We suggest that SSA should overcome their
‘distance’ disadvantage through what we label
Relay Economic Cooperation, by which African
nations can facilitate the smooth operation,
expedient, and less costly transportation by
horizontally integrated African economies that
will, in turn, enhance regional and/or continental
integration. Once African countries are integrated
horizontally, they can have a vertical
relationship with EU, US, China, and Japan etc and
gradually integrate into the global economy.
We in IDEA have argued that the true
salvage of African economies could be realized
only through cooperation and integration. Many
African scholars and statesmen have advocated
African unity in the past and many continue to
echo those ideals in the present. With respect to
the African integration ideal, Trevor A. Manuel,
South Africa’s Minister of Finance, is one
contemporary harbinger. In his December 2004
speech engagement entitled “Africa’s Economic
Renaissance, Development, and Interdependence,”
Manuel had the following to say: “I have
suggested that the development of domestic markets
is needed in African economies. But it is also
true that our economies are small. For that
reason, regional and continental integration of
markets is critical to market development, growth
in nascent industries, and for diversification.

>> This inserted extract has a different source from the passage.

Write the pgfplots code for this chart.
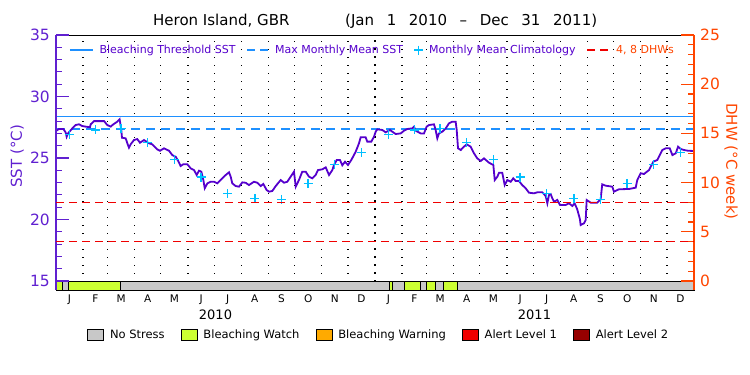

Without serious advances in trade integration,
Africa’s economies will remain at the mercy of
destabilizing terms of trade shocks and other
asymmetric shocks that set development itself back
by decades.”
Regional integration is, of course, not
novice in Africa. The South African Development
Conference (SADC) and the Economic Cooperation of
West African States (ECOWAS) have been in
existence for at least two and half decades, and
now we have the New Economic Partnership for
African Development (NEPAD), whose primary agenda
is to integrate the African economic communities.
“Regional economic integration, as the G20
recently noted,” says Manuel, can be an
important means of achieving greater gains from
trade. In Africa, pursuing that integration
through Regional Economic communities is a
necessity. Such communities will enable us to
create and share markets of significant size,
standardize our regulation of them and create
business certainty and confidence, thereby
facilitating investment and spurring industrial
and service sector diversification. In sharp
distinction from our colonial legacy,
infrastructure planning and rollout can then
follow and facilitate market development.”
Despite the regional organizations,
however, Africa is not integrated yet in the
strict sense of the term, and in some areas, quite
to the contrary, African regions are destabilized
and fragmented. For instance, the Horn of
Africa’s Inter-Governmental Agency for
Development (IGAD) is totally undermined by the
incessant wars and the regional organization has
no actual or symbolic value.
Relative to the overall economic status
discussed above, and going back to textile
industries, South Africa and Mauritius, whose
value-added products and fashionable apparel could
continue to exhibit attraction in the world
market. The rest of SSA textile factories have a
bleak future and we may altogether witness the
total collapse of these industries and aspects of
the economy that hinge upon them. But even the
Mauritius and South African textile don’t have
long-term guarantees unless they serve as fulcrum
to regional and continental integrated economies.